-- begin --

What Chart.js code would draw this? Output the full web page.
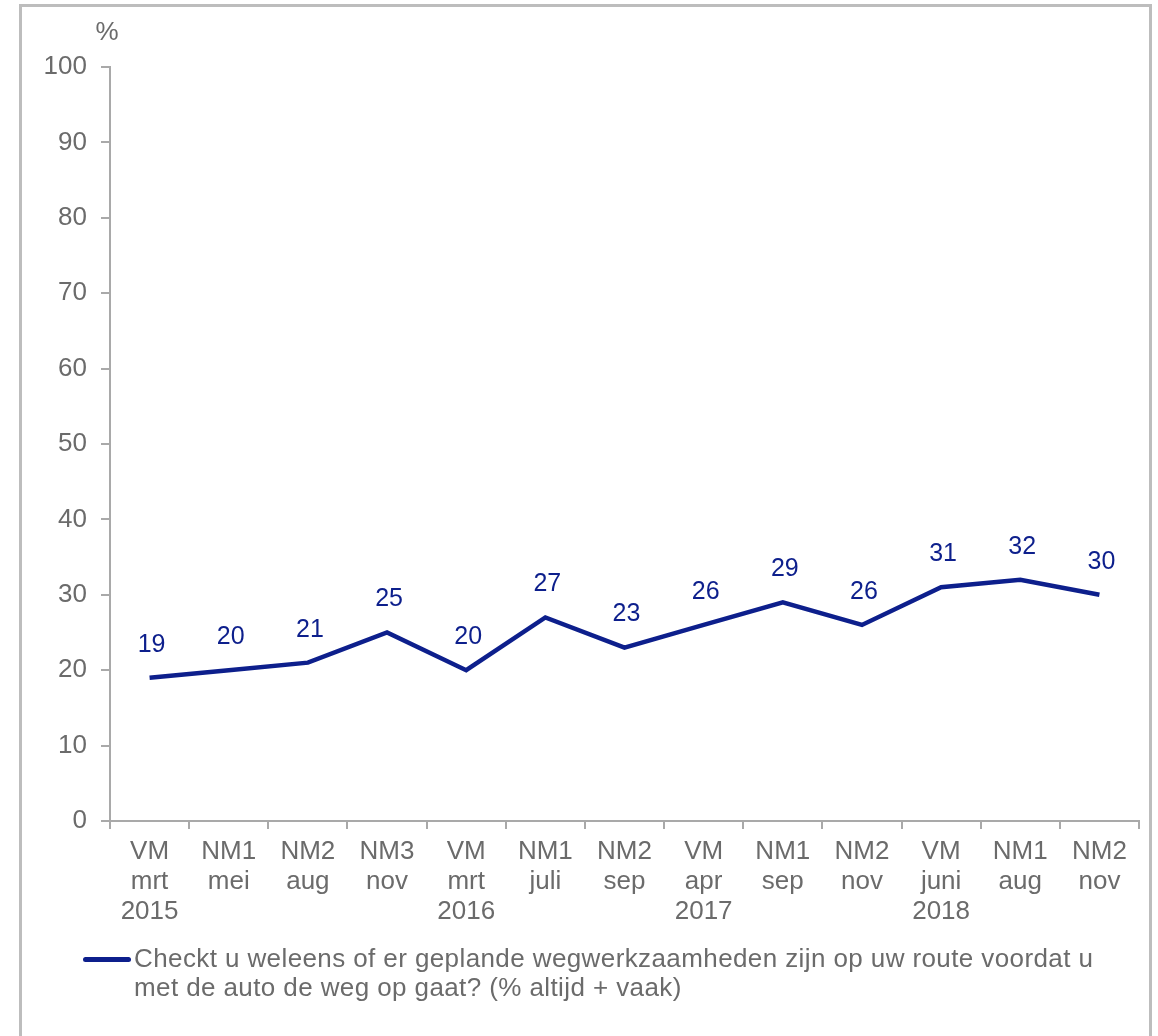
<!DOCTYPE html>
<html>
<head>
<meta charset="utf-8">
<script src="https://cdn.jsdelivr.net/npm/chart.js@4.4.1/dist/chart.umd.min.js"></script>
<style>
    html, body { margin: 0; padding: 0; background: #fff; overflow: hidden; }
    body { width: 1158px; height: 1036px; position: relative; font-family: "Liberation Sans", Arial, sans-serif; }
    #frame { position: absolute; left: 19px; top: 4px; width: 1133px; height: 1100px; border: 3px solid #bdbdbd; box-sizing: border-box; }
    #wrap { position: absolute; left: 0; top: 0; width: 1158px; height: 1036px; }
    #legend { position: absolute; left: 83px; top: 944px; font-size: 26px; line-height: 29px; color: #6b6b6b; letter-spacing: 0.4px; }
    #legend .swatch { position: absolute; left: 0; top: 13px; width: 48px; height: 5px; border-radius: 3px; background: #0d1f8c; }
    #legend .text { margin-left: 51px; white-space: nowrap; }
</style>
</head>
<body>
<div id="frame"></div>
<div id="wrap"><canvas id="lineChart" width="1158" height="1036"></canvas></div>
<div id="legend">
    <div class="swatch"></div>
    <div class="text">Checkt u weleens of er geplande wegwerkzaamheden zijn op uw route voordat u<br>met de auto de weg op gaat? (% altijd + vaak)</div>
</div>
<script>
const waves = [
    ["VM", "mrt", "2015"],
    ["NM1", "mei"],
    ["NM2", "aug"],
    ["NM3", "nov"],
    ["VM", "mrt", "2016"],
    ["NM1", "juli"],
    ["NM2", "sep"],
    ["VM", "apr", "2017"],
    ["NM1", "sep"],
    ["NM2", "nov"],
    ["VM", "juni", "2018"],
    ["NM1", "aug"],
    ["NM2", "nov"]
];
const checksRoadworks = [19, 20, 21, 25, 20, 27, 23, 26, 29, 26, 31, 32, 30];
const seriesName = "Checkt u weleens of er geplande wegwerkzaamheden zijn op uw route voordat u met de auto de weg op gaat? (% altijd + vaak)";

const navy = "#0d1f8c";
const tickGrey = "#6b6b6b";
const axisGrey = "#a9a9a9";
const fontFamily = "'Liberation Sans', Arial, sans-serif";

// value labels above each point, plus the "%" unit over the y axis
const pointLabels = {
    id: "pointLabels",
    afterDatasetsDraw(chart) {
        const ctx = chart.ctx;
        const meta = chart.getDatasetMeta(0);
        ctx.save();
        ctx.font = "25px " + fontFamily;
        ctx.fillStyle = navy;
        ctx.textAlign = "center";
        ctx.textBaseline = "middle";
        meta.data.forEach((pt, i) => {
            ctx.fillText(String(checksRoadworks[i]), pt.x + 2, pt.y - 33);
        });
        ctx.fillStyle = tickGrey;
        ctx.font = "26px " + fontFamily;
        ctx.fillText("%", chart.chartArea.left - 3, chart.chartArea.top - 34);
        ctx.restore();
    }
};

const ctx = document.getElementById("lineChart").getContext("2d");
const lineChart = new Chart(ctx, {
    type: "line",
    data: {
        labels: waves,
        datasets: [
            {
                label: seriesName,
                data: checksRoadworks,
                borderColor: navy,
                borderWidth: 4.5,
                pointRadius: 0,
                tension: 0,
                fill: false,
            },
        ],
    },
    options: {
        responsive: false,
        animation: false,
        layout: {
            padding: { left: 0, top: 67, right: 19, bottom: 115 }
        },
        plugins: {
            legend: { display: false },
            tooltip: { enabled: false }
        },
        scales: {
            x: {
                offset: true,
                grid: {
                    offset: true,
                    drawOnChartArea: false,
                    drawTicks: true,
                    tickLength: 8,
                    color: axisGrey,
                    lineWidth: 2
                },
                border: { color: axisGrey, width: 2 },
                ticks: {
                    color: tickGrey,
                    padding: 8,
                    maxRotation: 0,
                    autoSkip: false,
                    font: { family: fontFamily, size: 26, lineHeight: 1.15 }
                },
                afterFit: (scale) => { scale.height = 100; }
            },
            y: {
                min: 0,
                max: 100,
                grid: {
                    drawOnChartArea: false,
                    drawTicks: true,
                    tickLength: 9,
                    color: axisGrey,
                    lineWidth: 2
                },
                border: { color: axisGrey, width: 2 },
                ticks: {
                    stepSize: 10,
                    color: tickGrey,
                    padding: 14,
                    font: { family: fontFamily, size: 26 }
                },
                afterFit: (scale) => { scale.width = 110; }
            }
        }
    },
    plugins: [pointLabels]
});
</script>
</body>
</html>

-- end --

_SET TASK_. Copy each line in full and exactly, omitting any picture.

_ANSWER TO THE TASK_.
What Chart.js code would draw this? Output the full web page.
<!DOCTYPE html>
<html>
<head>
<meta charset="utf-8">
<script src="https://cdn.jsdelivr.net/npm/chart.js@4.4.1/dist/chart.umd.min.js"></script>
<style>
    html, body { margin: 0; padding: 0; background: #fff; overflow: hidden; }
    body { width: 1158px; height: 1036px; position: relative; font-family: "Liberation Sans", Arial, sans-serif; }
    #frame { position: absolute; left: 19px; top: 4px; width: 1133px; height: 1100px; border: 3px solid #bdbdbd; box-sizing: border-box; }
    #wrap { position: absolute; left: 0; top: 0; width: 1158px; height: 1036px; }
    #legend { position: absolute; left: 83px; top: 944px; font-size: 26px; line-height: 29px; color: #6b6b6b; letter-spacing: 0.4px; }
    #legend .swatch { position: absolute; left: 0; top: 13px; width: 48px; height: 5px; border-radius: 3px; background: #0d1f8c; }
    #legend .text { margin-left: 51px; white-space: nowrap; }
</style>
</head>
<body>
<div id="frame"></div>
<div id="wrap"><canvas id="lineChart" width="1158" height="1036"></canvas></div>
<div id="legend">
    <div class="swatch"></div>
    <div class="text">Checkt u weleens of er geplande wegwerkzaamheden zijn op uw route voordat u<br>met de auto de weg op gaat? (% altijd + vaak)</div>
</div>
<script>
const waves = [
    ["VM", "mrt", "2015"],
    ["NM1", "mei"],
    ["NM2", "aug"],
    ["NM3", "nov"],
    ["VM", "mrt", "2016"],
    ["NM1", "juli"],
    ["NM2", "sep"],
    ["VM", "apr", "2017"],
    ["NM1", "sep"],
    ["NM2", "nov"],
    ["VM", "juni", "2018"],
    ["NM1", "aug"],
    ["NM2", "nov"]
];
const checksRoadworks = [19, 20, 21, 25, 20, 27, 23, 26, 29, 26, 31, 32, 30];
const seriesName = "Checkt u weleens of er geplande wegwerkzaamheden zijn op uw route voordat u met de auto de weg op gaat? (% altijd + vaak)";

const navy = "#0d1f8c";
const tickGrey = "#6b6b6b";
const axisGrey = "#a9a9a9";
const fontFamily = "'Liberation Sans', Arial, sans-serif";

// value labels above each point, plus the "%" unit over the y axis
const pointLabels = {
    id: "pointLabels",
    afterDatasetsDraw(chart) {
        const ctx = chart.ctx;
        const meta = chart.getDatasetMeta(0);
        ctx.save();
        ctx.font = "25px " + fontFamily;
        ctx.fillStyle = navy;
        ctx.textAlign = "center";
        ctx.textBaseline = "middle";
        meta.data.forEach((pt, i) => {
            ctx.fillText(String(checksRoadworks[i]), pt.x + 2, pt.y - 33);
        });
        ctx.fillStyle = tickGrey;
        ctx.font = "26px " + fontFamily;
        ctx.fillText("%", chart.chartArea.left - 3, chart.chartArea.top - 34);
        ctx.restore();
    }
};

const ctx = document.getElementById("lineChart").getContext("2d");
const lineChart = new Chart(ctx, {
    type: "line",
    data: {
        labels: waves,
        datasets: [
            {
                label: seriesName,
                data: checksRoadworks,
                borderColor: navy,
                borderWidth: 4.5,
                pointRadius: 0,
                tension: 0,
                fill: false,
            },
        ],
    },
    options: {
        responsive: false,
        animation: false,
        layout: {
            padding: { left: 0, top: 67, right: 19, bottom: 115 }
        },
        plugins: {
            legend: { display: false },
            tooltip: { enabled: false }
        },
        scales: {
            x: {
                offset: true,
                grid: {
                    offset: true,
                    drawOnChartArea: false,
                    drawTicks: true,
                    tickLength: 8,
                    color: axisGrey,
                    lineWidth: 2
                },
                border: { color: axisGrey, width: 2 },
                ticks: {
                    color: tickGrey,
                    padding: 8,
                    maxRotation: 0,
                    autoSkip: false,
                    font: { family: fontFamily, size: 26, lineHeight: 1.15 }
                },
                afterFit: (scale) => { scale.height = 100; }
            },
            y: {
                min: 0,
                max: 100,
                grid: {
                    drawOnChartArea: false,
                    drawTicks: true,
                    tickLength: 9,
                    color: axisGrey,
                    lineWidth: 2
                },
                border: { color: axisGrey, width: 2 },
                ticks: {
                    stepSize: 10,
                    color: tickGrey,
                    padding: 14,
                    font: { family: fontFamily, size: 26 }
                },
                afterFit: (scale) => { scale.width = 110; }
            }
        }
    },
    plugins: [pointLabels]
});
</script>
</body>
</html>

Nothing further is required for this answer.